No (wo)man is an island

If no man is an island then I am most definitely a peninsula. I like to think that I am a law unto myself, but then the flood tides rise and I whine about a lack of resources while the waters swirl insidiously above my neck. Nothing has taught me this in such a hard hitting fashion as a trip back to the hometown. Due to the lack of drinking water I followed the example of the ultimate recessionistas (college students) and found myself on a bus headed straight for the land of milk and honey. It had been a few months since I had returned home. Surely I would get off the bus and be welcomed back in the manner of the prodigal son, with concubines and a banquet and gold galore?

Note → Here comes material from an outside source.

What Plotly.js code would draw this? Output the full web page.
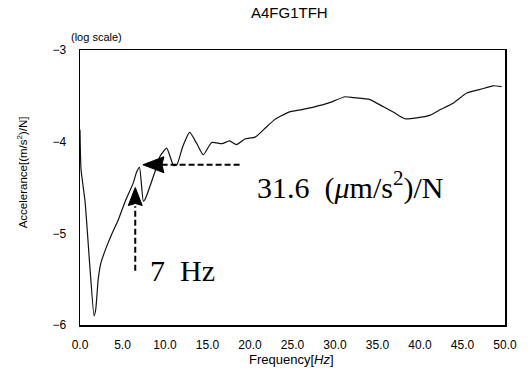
<!DOCTYPE html>
<html>
<head>
<meta charset="utf-8">
<script src="https://cdn.plot.ly/plotly-3.0.1.min.js"></script>
<style>
  html, body { margin: 0; padding: 0; background: #fff; }
  #chart { width: 530px; height: 372px; }
</style>
</head>
<body>
<div id="chart"></div>
<script>
// Frequency response of measurement point A4FG1TFH
const freqHz = [0, 0.12, 0.6, 1.18, 1.65, 1.85, 2.15, 2.47, 3.14, 3.73, 4.51, 5.29, 6.27, 6.67, 7.0,
  7.45, 7.65, 8.82, 9.4, 10.2, 11.0, 11.4, 12.1, 12.9, 13.8, 14.5, 15.5, 16.7, 17.6, 18.4, 19.4,
  20.6, 21.8, 22.9, 24.5, 26.1, 27.6, 29.2, 31.2, 32.2, 34.1, 35.7, 36.9, 38.2, 39.6, 41.2, 42.4,
  43.9, 45.5, 47.1, 48.6, 49.6];
// accelerance in (m/s^2)/N
const accelerance = [1.35e-4, 5.0e-5, 2.2e-5, 4.1e-6, 1.26e-6, 1.48e-6, 3.2e-6, 4.8e-6, 7.2e-6, 9.8e-6,
  1.41e-5, 2.2e-5, 3.55e-5, 4.7e-5, 5.25e-5,
  2.24e-5, 2.34e-5, 4.7e-5, 6.9e-5, 8.5e-5, 5.5e-5, 5.6e-5, 8.9e-5, 1.26e-4, 9.3e-5, 7.2e-5, 9.8e-5,
  9.5e-5, 1.02e-4, 9.3e-5, 1.07e-4,
  1.12e-4, 1.41e-4, 1.74e-4, 2.09e-4, 2.24e-4, 2.4e-4, 2.63e-4, 3.09e-4, 3.02e-4, 2.88e-4, 2.4e-4,
  2.09e-4, 1.78e-4, 1.82e-4, 1.95e-4, 2.24e-4, 2.63e-4, 3.39e-4, 3.72e-4, 4.07e-4, 3.98e-4];

// axis ticks
const xRange = [0, 50];
const xTickVals = [0, 5, 10, 15, 20, 25, 30, 35, 40, 45, 50];
const xTickText = ['0.0', '5.0', '10.0', '15.0', '20.0', '25.0', '30.0', '35.0', '40.0', '45.0', '50.0'];
const xMinorStep = 1;
const yDecades = [-6, -5, -4, -3];
const yTickText = ['\u22126', '\u22125', '\u22124', '\u22123'];
const yMinorMultipliers = [2, 4, 6, 8];

// resonance callout
const peakFreq = 7;               // Hz
const peakLabelValue = 31.6e-6;   // (m/s^2)/N
const peakLevelValue = 5.6e-5;    // level marked by the horizontal arrow
const horizArrowFreq = [7.4, 18.8];
const vertArrowBottom = 3.9e-6;

const W = 530, H = 372;
const margin = { l: 80, r: 25, t: 50, b: 47 };
const plotW = W - margin.l - margin.r;
const plotH = H - margin.t - margin.b;
const yLogRange = [yDecades[0], yDecades[yDecades.length - 1]];

const yTickVals = yDecades.map(d => Math.pow(10, d));
const yMinorVals = [];
yDecades.slice(0, -1).forEach(d => yMinorMultipliers.forEach(m => yMinorVals.push(m * Math.pow(10, d))));
const xMinorVals = [];
for (let v = xRange[0]; v <= xRange[1]; v += xMinorStep) if (xTickVals.indexOf(v) < 0) xMinorVals.push(v);

const trace = {
  x: freqHz,
  y: accelerance,
  type: 'scatter',
  mode: 'lines',
  line: { color: '#111', width: 1.2, shape: 'spline', smoothing: 0.5 },
  hoverinfo: 'skip'
};

// outward tick marks, drawn as short line markers hanging off the axis lines
function xTicks(vals, len, width) {
  const offset = (len / 2) / plotH * (yLogRange[1] - yLogRange[0]);
  return { x: vals, y: vals.map(() => Math.pow(10, yLogRange[0] - offset)), type: 'scatter', mode: 'markers',
    cliponaxis: false, hoverinfo: 'skip',
    marker: { symbol: 'line-ns', size: len, color: '#000', line: { color: '#000', width: width } } };
}
function yTicks(vals, len, width) {
  const offset = (len / 2) / plotW * (xRange[1] - xRange[0]);
  return { x: vals.map(() => xRange[0] - offset), y: vals, type: 'scatter', mode: 'markers',
    cliponaxis: false, hoverinfo: 'skip',
    marker: { symbol: 'line-ew', size: len, color: '#000', line: { color: '#000', width: width } } };
}
const tickTraces = [
  xTicks(xTickVals, 9, 1.3), xTicks(xMinorVals, 4, 1),
  yTicks(yTickVals, 10, 1.3), yTicks(yMinorVals, 4, 1)
];

const vertArrowX = peakFreq - 0.5;
const shapes = [
  // horizontal dashed arrow
  { type: 'line', xref: 'x', yref: 'y', x0: horizArrowFreq[0] + 2.2, x1: horizArrowFreq[1],
    y0: peakLevelValue, y1: peakLevelValue, line: { color: '#000', width: 2, dash: '6px,3px' } },
  { type: 'path', xref: 'x', yref: 'y', xsizemode: 'pixel', ysizemode: 'pixel',
    xanchor: horizArrowFreq[0], yanchor: peakLevelValue,
    path: 'M0,0 L21,8 L19,0 L21,-8 Z', fillcolor: '#000', line: { color: '#000', width: 1 } },
  // vertical dashed arrow
  { type: 'line', xref: 'x', yref: 'y', x0: vertArrowX, x1: vertArrowX,
    y0: vertArrowBottom, y1: peakLabelValue / 1.6, line: { color: '#000', width: 2, dash: '6px,3px' } },
  { type: 'path', xref: 'x', yref: 'y', xsizemode: 'pixel', ysizemode: 'pixel',
    xanchor: vertArrowX, yanchor: peakLabelValue,
    path: 'M0,0 L-7,-18 L0,-16 L7,-18 Z', fillcolor: '#000', line: { color: '#000', width: 1 } }
];

const serif = 'Liberation Serif, Times New Roman, serif';
const sans = 'Liberation Sans, Arial, sans-serif';
const annotations = [
  // chart title
  { xref: 'paper', yref: 'paper', x: 0.494, y: 1.135, xanchor: 'center', yanchor: 'middle',
    text: 'A4FG1TFH', showarrow: false, font: { family: sans, size: 15, color: '#000' } },
  { xref: 'paper', yref: 'paper', x: -0.026, y: 1.048, xanchor: 'left', yanchor: 'middle',
    text: '(log scale)', showarrow: false, font: { family: sans, size: 11, color: '#000' } },
  // axis titles
  { xref: 'paper', yref: 'paper', x: -0.136, y: 0.556, xanchor: 'center', yanchor: 'middle', textangle: -90,
    text: 'Accelerance[(m/s<sup>2</sup>)/N]', showarrow: false, font: { family: sans, size: 11.5, color: '#000' } },
  { xref: 'paper', yref: 'paper', x: 0.497, y: -0.127, xanchor: 'center', yanchor: 'middle',
    text: 'Frequency[<i>Hz</i>]', showarrow: false, font: { family: sans, size: 13, color: '#000' } },
  // resonance callouts
  { xref: 'x', yref: 'y', x: 20.6, y: Math.log10(peakLabelValue) + 0.02, xanchor: 'left', yanchor: 'middle',
    text: '31.6\u00a0\u00a0(<i>\u03bc</i>m/s<sup>2</sup>)/N', showarrow: false,
    font: { family: serif, size: 30, color: '#000' } },
  { xref: 'x', yref: 'y', x: 8.0, y: -5.41, xanchor: 'left', yanchor: 'middle',
    text: peakFreq + '\u00a0\u00a0Hz', showarrow: false,
    font: { family: serif, size: 30, color: '#000' } }
];

const layout = {
  width: W,
  height: H,
  margin: margin,
  showlegend: false,
  xaxis: {
    range: xRange,
    tickmode: 'array', tickvals: xTickVals, ticktext: xTickText,
    ticks: 'outside', ticklen: 8, tickcolor: 'rgba(0,0,0,0)',
    tickfont: { family: sans, size: 12, color: '#000' },
    showgrid: false, zeroline: false,
    showline: true, linecolor: '#000', linewidth: 1.5, mirror: true
  },
  yaxis: {
    type: 'log',
    range: yLogRange,
    tickmode: 'array', tickvals: yTickVals, ticktext: yTickText,
    ticks: 'outside', ticklen: 10, tickcolor: 'rgba(0,0,0,0)',
    tickfont: { family: sans, size: 12, color: '#000' },
    showgrid: false, zeroline: false,
    showline: true, linecolor: '#000', linewidth: 1.5, mirror: true
  },
  shapes: shapes,
  annotations: annotations
};

Plotly.newPlot('chart', [trace].concat(tickTraces), layout, { staticPlot: true });
</script>
</body>
</html>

I alighted the bus on a freezing Friday evening, whith the sun setting in a huge red blaze behind me and nary a parent to be seen. I'm used to my mother waiting for me by the family sedan with a friendly smile and an intricately planned menu for the days ahead. Instead I faced an icy trudge home solo.

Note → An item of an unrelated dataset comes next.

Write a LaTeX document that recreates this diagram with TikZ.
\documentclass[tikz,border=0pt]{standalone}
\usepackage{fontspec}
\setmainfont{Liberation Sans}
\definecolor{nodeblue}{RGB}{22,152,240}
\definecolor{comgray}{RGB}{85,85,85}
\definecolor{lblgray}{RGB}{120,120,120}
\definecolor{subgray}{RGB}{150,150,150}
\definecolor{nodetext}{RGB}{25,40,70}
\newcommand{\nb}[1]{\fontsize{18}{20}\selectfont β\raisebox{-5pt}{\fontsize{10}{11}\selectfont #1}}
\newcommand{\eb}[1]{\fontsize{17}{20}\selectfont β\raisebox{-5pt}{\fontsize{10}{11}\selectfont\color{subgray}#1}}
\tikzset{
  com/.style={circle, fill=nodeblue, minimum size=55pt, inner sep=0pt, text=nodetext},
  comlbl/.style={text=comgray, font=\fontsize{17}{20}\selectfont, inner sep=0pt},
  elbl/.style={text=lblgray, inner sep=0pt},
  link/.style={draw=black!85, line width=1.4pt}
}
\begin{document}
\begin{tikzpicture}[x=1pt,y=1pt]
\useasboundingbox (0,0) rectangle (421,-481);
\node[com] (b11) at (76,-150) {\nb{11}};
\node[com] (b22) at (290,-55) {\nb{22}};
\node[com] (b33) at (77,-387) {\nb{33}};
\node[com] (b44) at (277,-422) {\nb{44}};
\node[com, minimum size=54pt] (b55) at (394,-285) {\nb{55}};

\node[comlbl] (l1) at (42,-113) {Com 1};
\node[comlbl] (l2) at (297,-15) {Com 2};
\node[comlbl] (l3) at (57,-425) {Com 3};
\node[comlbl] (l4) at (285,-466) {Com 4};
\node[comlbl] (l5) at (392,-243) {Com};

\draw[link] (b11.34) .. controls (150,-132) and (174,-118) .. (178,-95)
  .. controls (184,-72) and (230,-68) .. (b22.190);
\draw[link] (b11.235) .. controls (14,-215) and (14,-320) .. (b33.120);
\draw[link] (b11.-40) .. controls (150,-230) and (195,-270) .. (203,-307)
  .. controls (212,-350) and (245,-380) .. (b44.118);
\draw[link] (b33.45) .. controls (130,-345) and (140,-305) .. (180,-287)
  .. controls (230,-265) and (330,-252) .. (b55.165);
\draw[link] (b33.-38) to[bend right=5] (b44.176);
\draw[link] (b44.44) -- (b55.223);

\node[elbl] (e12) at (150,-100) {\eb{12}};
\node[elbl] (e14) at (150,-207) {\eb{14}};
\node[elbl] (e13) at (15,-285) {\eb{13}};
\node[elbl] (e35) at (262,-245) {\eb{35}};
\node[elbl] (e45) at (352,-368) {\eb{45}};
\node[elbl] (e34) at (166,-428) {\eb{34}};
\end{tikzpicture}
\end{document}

I navigated my way across a busy main road, an essential shortcut to the homestead, and hoped that someone would be at home since I had foolishly left my keys at a house party the previous day. No such luck. The house looked intimidatingly empty.
I was stranded in my own hometown. I was an island - and I hated it. My parents had forgotten about me. I have never felt so utterly isolated in my entire life.

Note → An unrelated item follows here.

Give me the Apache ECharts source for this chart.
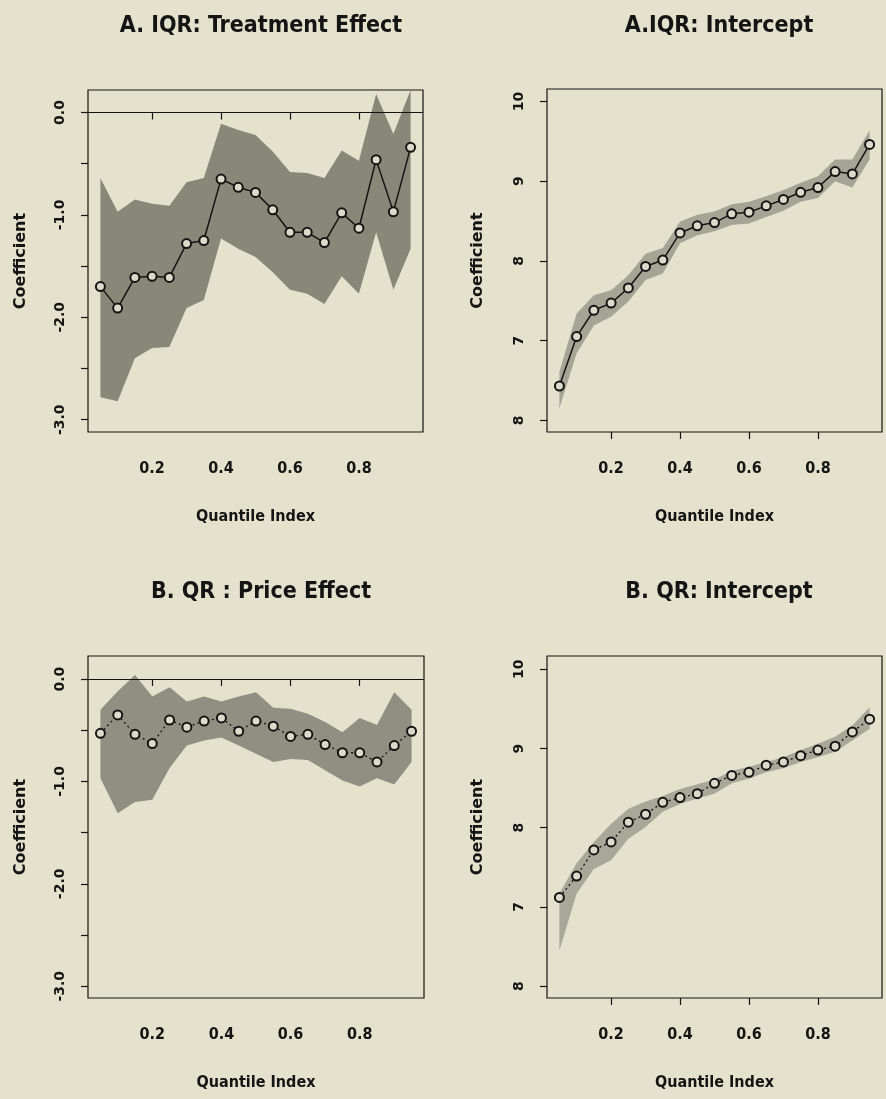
<!DOCTYPE html>
<html>
<head>
<meta charset="utf-8">
<script src="https://cdn.jsdelivr.net/npm/echarts@6/dist/echarts.min.js"></script>
<style>
html,body{margin:0;padding:0;background:#e4e2cd;}
#chart{width:886px;height:1099px;}
</style>
</head>
<body>
<div id="chart"></div>
<script>
// ---------- data ----------
const quantiles = [0.05,0.10,0.15,0.20,0.25,0.30,0.35,0.40,0.45,0.50,0.55,0.60,0.65,0.70,0.75,0.80,0.85,0.90,0.95];

const titles = ['A. IQR: Treatment Effect','A.IQR: Intercept','B. QR : Price Effect','B. QR: Intercept'];
const xTickValues = [0.2,0.4,0.6,0.8];
const xTickLabels = ['0.2','0.4','0.6','0.8'];
const effTickValues = [-3,-2,-1,0];
const effTickLabels = ['-3.0','-2.0','-1.0','0.0'];
const effMinorTicks = [-3,-2.5,-2,-1.5,-1,-0.5,0];
const intTickValues = [6,7,8,9,10];
const intTickLabels = ['8','7','8','9','10'];
const xName = 'Quantile Index';
const yName = 'Coefficient';

// A. IQR treatment effect
const aEff      = [-1.70,-1.91,-1.61,-1.60,-1.61,-1.28,-1.25,-0.65,-0.73,-0.78,-0.95,-1.17,-1.17,-1.27,-0.98,-1.13,-0.46,-0.97,-0.34];
const aEffUpper = [-0.64,-0.97,-0.85,-0.89,-0.91,-0.68,-0.64,-0.11,-0.17,-0.22,-0.38,-0.58,-0.59,-0.64,-0.37,-0.47,0.18,-0.21,0.22];
const aEffLower = [-2.78,-2.82,-2.40,-2.30,-2.29,-1.91,-1.83,-1.23,-1.33,-1.41,-1.56,-1.73,-1.77,-1.87,-1.60,-1.77,-1.17,-1.73,-1.33];

// A. IQR intercept
const aInt      = [6.43,7.05,7.38,7.47,7.66,7.93,8.01,8.35,8.44,8.48,8.59,8.61,8.69,8.77,8.86,8.92,9.12,9.09,9.46];
const aIntUpper = [6.61,7.34,7.57,7.63,7.82,8.09,8.16,8.49,8.58,8.62,8.71,8.74,8.81,8.89,8.98,9.06,9.27,9.27,9.64];
const aIntLower = [6.15,6.84,7.19,7.30,7.49,7.76,7.84,8.22,8.32,8.37,8.45,8.47,8.55,8.63,8.74,8.79,9.00,8.92,9.27];

// B. QR price effect
const bEff      = [-0.53,-0.35,-0.54,-0.63,-0.40,-0.47,-0.41,-0.38,-0.51,-0.41,-0.46,-0.56,-0.54,-0.64,-0.72,-0.72,-0.81,-0.65,-0.51];
const bEffUpper = [-0.30,-0.12,0.04,-0.17,-0.08,-0.22,-0.17,-0.22,-0.17,-0.13,-0.28,-0.29,-0.34,-0.42,-0.52,-0.38,-0.45,-0.13,-0.30];
const bEffLower = [-0.97,-1.31,-1.20,-1.18,-0.87,-0.65,-0.60,-0.57,-0.65,-0.73,-0.81,-0.78,-0.79,-0.89,-0.99,-1.05,-0.97,-1.03,-0.81];

// B. QR intercept
const bInt      = [7.12,7.39,7.72,7.82,8.07,8.17,8.32,8.38,8.43,8.56,8.66,8.70,8.79,8.83,8.91,8.98,9.03,9.21,9.37];
const bIntUpper = [7.17,7.55,7.82,8.05,8.24,8.33,8.40,8.49,8.55,8.61,8.72,8.77,8.83,8.89,8.98,9.06,9.15,9.29,9.52];
const bIntLower = [6.45,7.17,7.48,7.59,7.86,8.01,8.20,8.30,8.37,8.43,8.56,8.62,8.70,8.75,8.83,8.89,8.96,9.10,9.25];

// ---------- layout & style ----------
const NARROW = "'Liberation Sans Narrow','DejaVu Sans Condensed',sans-serif";
const WIDE = "'DejaVu Sans',sans-serif";
const INK = '#141414';

const grids = [
  {left:88,  top:90,  width:335, height:342},
  {left:547, top:89,  width:335, height:343},
  {left:88,  top:656, width:336, height:342},
  {left:547, top:656, width:335, height:342}
];
const titlePos = [[256,10],[714,10],[256,576],[714,576]];
const yRanges = [[-3.12,0.22],[5.853,10.156],[-3.115,0.225],[5.85,10.168]];

const chart = echarts.init(document.getElementById('chart'), null, {renderer:'canvas'});

function xAxis(i){
  return {
    type:'value', gridIndex:i, min:0.014, max:0.986,
    axisLine:{show:false}, splitLine:{show:false},
    axisTick:{show:true, inside:false, length:7, customValues:xTickValues, lineStyle:{color:INK,width:1.2}},
    axisLabel:{show:true, margin:29, customValues:xTickValues,
      formatter:(v)=>xTickLabels[xTickValues.findIndex(t=>Math.abs(t-v)<1e-9)],
      fontFamily:NARROW, fontWeight:'bold', fontSize:16, color:INK},
    name:xName, nameLocation:'middle', nameGap:77,
    nameTextStyle:{fontFamily:NARROW, fontSize:16, fontWeight:'bold', color:INK}
  };
}
function yAxis(i){
  const eff = (i===0 || i===2);
  const vals = eff ? effTickValues : intTickValues;
  const labs = eff ? effTickLabels : intTickLabels;
  return {
    type:'value', gridIndex:i, min:yRanges[i][0], max:yRanges[i][1],
    axisLine:{show:false}, splitLine:{show:false},
    axisTick:{show:true, inside:false, length:7, customValues: eff ? effMinorTicks : intTickValues, lineStyle:{color:INK,width:1.2}},
    axisLabel:{show:true, rotate:90, margin:21, customValues:vals,
      formatter:(v)=>labs[vals.findIndex(t=>Math.abs(t-v)<1e-9)],
      fontFamily:WIDE, fontWeight:'bold', fontSize:14, color:INK},
    name:yName, nameLocation:'middle', nameRotate:90, nameGap: eff ? 59 : 61,
    nameTextStyle:{fontFamily:WIDE, fontSize:16, fontWeight:'bold', color:INK}
  };
}
function band(i, lower, upper, color){
  return {
    type:'custom', xAxisIndex:i, yAxisIndex:i, silent:true, z:1, clip:true,
    data: quantiles.map((q,k)=>[q, lower[k], upper[k]]),
    encode:{x:0, y:[1,2]},
    renderItem:(params, api)=>{
      if (params.dataIndex !== 0) return null;
      const pts = [];
      for (let k=0;k<quantiles.length;k++) pts.push(api.coord([quantiles[k], upper[k]]));
      for (let k=quantiles.length-1;k>=0;k--) pts.push(api.coord([quantiles[k], lower[k]]));
      return {type:'polygon', shape:{points:pts}, style:{fill:color, stroke:null}};
    }
  };
}
function line(i, vals, dashed, zeroLine){
  const s = {
    type:'line', xAxisIndex:i, yAxisIndex:i, z:3,
    data: quantiles.map((q,k)=>[q, vals[k]]),
    symbol:'circle', symbolSize:9, showSymbol:true,
    itemStyle:{color:'#dcdacb', borderColor:INK, borderWidth:2},
    lineStyle:{color:INK, width: dashed ? 1.3 : 1.5, type: dashed ? [2,3] : 'solid'},
    emphasis:{disabled:true}, animation:false
  };
  if (zeroLine) {
    s.markLine = {silent:true, symbol:['none','none'], label:{show:false},
      lineStyle:{color:INK, type:'solid', width:1.2}, data:[{yAxis:0}], animation:false};
  }
  return s;
}

const option = {
  backgroundColor:'#e4e2cd',
  animation:false,
  title: titles.map((t,i)=>({
    text:t, left:titlePos[i][0], top:titlePos[i][1], textAlign:'center',
    textStyle:{fontFamily:NARROW, fontWeight:'bold', fontSize:23, color:INK}
  })),
  grid: grids.map(g=>Object.assign({show:true, borderColor:INK, borderWidth:1.2, backgroundColor:'transparent', containLabel:false}, g)),
  xAxis: [0,1,2,3].map(xAxis),
  yAxis: [0,1,2,3].map(yAxis),
  series: [
    band(0, aEffLower, aEffUpper, '#888879'),
    line(0, aEff, false, true),
    band(1, aIntLower, aIntUpper, '#a5a596'),
    line(1, aInt, false, false),
    band(2, bEffLower, bEffUpper, '#909082'),
    line(2, bEff, true, true),
    band(3, bIntLower, bIntUpper, '#a8a899'),
    line(3, bInt, true, false)
  ]
};
chart.setOption(option);
</script>
</body>
</html>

Stuck on the frozen granite step outside my house, I couldn't help but think that this was all my fault. Only I could lose my keys in a regrettable blackjack game. Only I could come home at the drop of a hat and still expect a degree of fanfare akin to a biblical parable and only I could sit on the ground, cold seeping into my behind, and think about what a sorry sight I made while waiting for my mother to get home from work.
My mother came home after a half hour. With frostbite setting into my posterior, I toddled inside and waited for her to light the fire. She told me to sit down and passed me a cup of piping hot, sugary tea. I was no longer an island. My mother had made the connection to dry land, and I was all the better for it.